Так сильно плохи были мои дела, так сильно я не хотел даже думать о происходившем эти месяцы, а уж тем более о том, что случилось в доме алхимика, что мои мысли перескакивали на какие-то мелочи и сосредотачивались на них. Например, борода Корина или пузатый закопченный чайник на очаге.
— Я помню тот день, когда объявили траур по второму принцу. Я выковал для тебя кинжал, чтобы там — за чертой — ты мог достойно продолжить быть воином, — наконец, произнес Корин и со вздохом перевел взгляд с меня на настой в кружке. — Но на самом деле не такая и громкая новость это была. Что такое одна жизнь на фоне выгоревших городов и сотен погибших жителей, сотен вернувшихся раненных и тяжелого молчания, которое замирало каждый раз, как кто-то произносил хоть слово о том, как остановили это нашествие. Люди скорбели.
— Это была печальная победа, — сказал я. Но Корин хмыкнул.
— Это не было победой вообще.
— Что? — непонимающе посмотрел на него я. Странные слова, ведь дальше Фрелси альвы не ушли, да и союзники — а я смотрел хроники тех лет — выступили массивным фронтом. В книгах говорилось, что ценой многих жизней мы добыли победу.
«А что, если не победу?» — впервые задумался я. Хотя вокруг было немало очевидцев, тех, кто пережил эти сражения, я не смог поговорить ни с кем на эту тему. Не чувствовал, что имел право.
— Да, войска альвов остановили, но не уничтожили, — кивнул Корин. — Ушли они сами. Отец был там, его призвали второй волной, помогать воинам, заботиться об оружии. Он отправился к Фрелси через три дня, как стало известно о набеге. Альвы ушли из города…
— Постой, откуда потери тогда? — я хотел знать все.
— Бои были, но не во Фрелси. На столицу альвы не пошли, она им не по зубам.... А может, и не интересна вовсе. Кто ж знает? Союзники остановили отряды альвов на подходе к Ридне — небольшой городок шахтеров к западу от Штормового перевала. А еще отрезали пути к нашей границе с Алским княжеством. Кажется, в тот год альвов видели еще в Мирийском лесу и на болотах… Но туда даже за мешок скро никто не сунулся бы…
— А из Фрелси они просто ушли? — нахмурился я. — Получили то, что хотели, и ушли?

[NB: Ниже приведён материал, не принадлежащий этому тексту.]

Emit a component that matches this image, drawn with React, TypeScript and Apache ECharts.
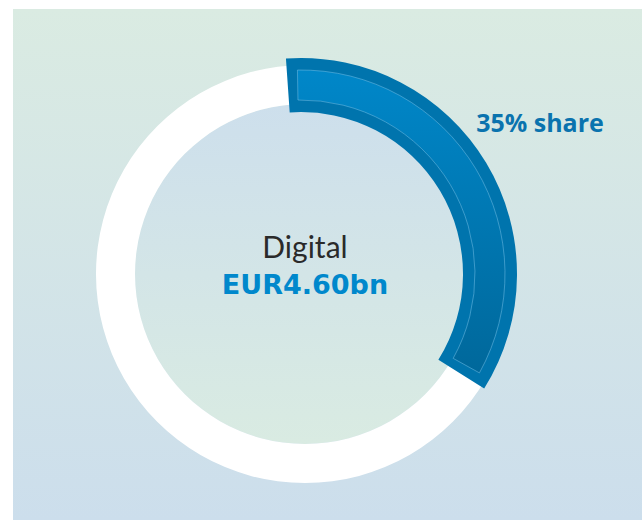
import React, { useEffect, useRef } from "react";
import * as echarts from "echarts";

const segmentName = "Digital";
const segmentValue = "EUR4.60bn";
const shareValues = [35, 65];
const shareLabel = "35% share";

export default function App() {
  const ref = useRef<HTMLDivElement>(null);
  useEffect(() => {
    if (!ref.current) return;
    const chart = echarts.init(ref.current, null, { renderer: "svg" });
    const total = shareValues.reduce((a, b) => a + b, 0);
    const ringCenter = [305, 274];
    const blueCenter = [301, 274];
    chart.setOption({
      animation: false,
      graphic: [
        {
          type: "rect",
          z: -10,
          shape: { x: 13, y: 9, width: 629, height: 511 },
          style: {
            fill: {
              type: "linear", x: 0, y: 0, x2: 0, y2: 1,
              colorStops: [
                { offset: 0, color: "#DAEBE2" },
                { offset: 1, color: "#CCDEEC" },
              ],
            },
          },
          silent: true,
        },
        {
          type: "text",
          z: 100,
          style: {
            text: segmentName,
            x: 305,
            y: 246,
            textAlign: "center",
            textVerticalAlign: "middle",
            fontFamily: "Lato",
            fontSize: 30,
            fill: "#2a2a2a",
          },
        },
        {
          type: "text",
          z: 100,
          style: {
            text: segmentValue,
            x: 305,
            y: 284,
            textAlign: "center",
            textVerticalAlign: "middle",
            fontFamily: "DejaVu Sans",
            fontWeight: "bold",
            fontSize: 27,
            fill: "#0088CC",
          },
        },
        {
          type: "text",
          z: 100,
          style: {
            text: shareLabel,
            x: 540,
            y: 122,
            textAlign: "center",
            textVerticalAlign: "middle",
            fontFamily: "Open Sans",
            fontWeight: "bold",
            fontSize: 25,
            fill: "#0A73AE",
          },
        },
      ],
      series: [
        {
          type: "pie",
          silent: true,
          center: ringCenter,
          radius: [0, 170],
          label: { show: false },
          labelLine: { show: false },
          data: [
            {
              value: total,
              itemStyle: {
                color: {
                  type: "linear", x: 0, y: 0, x2: 0, y2: 1,
                  colorStops: [
                    { offset: 0, color: "#CDDFEC" },
                    { offset: 1, color: "#D9EBE2" },
                  ],
                },
              },
            },
          ],
        },
        {
          type: "pie",
          silent: true,
          center: ringCenter,
          radius: [170, 209],
          label: { show: false },
          labelLine: { show: false },
          data: [{ value: total, itemStyle: { color: "#FFFFFF" } }],
        },
        {
          type: "pie",
          silent: true,
          center: blueCenter,
          radius: [162, 216],
          startAngle: 94,
          clockwise: true,
          label: { show: false },
          labelLine: { show: false },
          data: [
            { value: shareValues[0], itemStyle: { color: "#0074AD" } },
            { value: shareValues[1], itemStyle: { color: "rgba(0,0,0,0)" } },
          ],
        },
        {
          type: "pie",
          silent: true,
          center: blueCenter,
          radius: [174, 204],
          startAngle: 94,
          padAngle: 6,
          clockwise: true,
          label: { show: false },
          labelLine: { show: false },
          data: [
            {
              value: shareValues[0],
              itemStyle: {
                color: {
                  type: "linear", x: 0, y: 0, x2: 0, y2: 1,
                  colorStops: [
                    { offset: 0, color: "#0087C9" },
                    { offset: 1, color: "#00689B" },
                  ],
                },
                borderColor: "rgba(110,185,225,0.55)",
                borderWidth: 1,
              },
            },
            { value: shareValues[1], itemStyle: { color: "rgba(0,0,0,0)", borderWidth: 0 } },
          ],
        },
      ],
    });
    return () => chart.dispose();
  }, []);
  return (
    <div
      ref={ref}
      style={{ position: "fixed", left: 0, top: 0, width: 642, height: 520, background: "#FFFFFF" }}
    />
  );
}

— Я не знаю, как оно было. Я говорю, что видел отец. Что альвов было немного, но от руки каждого из них пали многие маги и воины… — Корин вздохнул. — Отец тогда вернулся едва живой. Но если тело можно было восстановить, здоровье вернуть, то как излечить разум? Но винить его было не за что. Мало кто настолько силен, чтобы видеть многие смерти и не пасть духом. Отец уверен, что альвы не потеряли ни одного воина. Раненые были, но не убитые. Что они пришли не умирать или завоевывать, а ради… не знаю…
— Развлечения? Или какой-то своей цели, ради которой умирать не стоит, да? — я невесело продолжил его мысль. Прошлое тяжелым камнем заворочалось в моей груди. Я вспомнил свои бессильные потуги и смешное сопротивление противнику, который был гораздо сильнее меня. До невозможности силен.
— Да, — с горечью кивнул Корин и добавил: — Но ты спасся!
— Наверное, — я пожал плечами. — Не знаю, было ли это спасение. Не уверен, нужно ли оно мне было…
— Не смей так думать, — резким взмахом руки остановил меня друг. — Пока есть жизнь, все можно изменить. Возможно, это не случайность. Возможно, твоя жизнь поможет другим? Спасение чертит новую тропу, главное, ступить на нее подготовленным…
— Эти ваши верования… — покачал головой я. Мы почитали Дис — Милосердную защитницу — и призывали Гроха — Воина-разрушителя — на головы врагов. В Оши же было множество поверий и традиций. Но все они касались в основном или ремесла, или смерти. Но никаких советов, с кем жить и как общаться.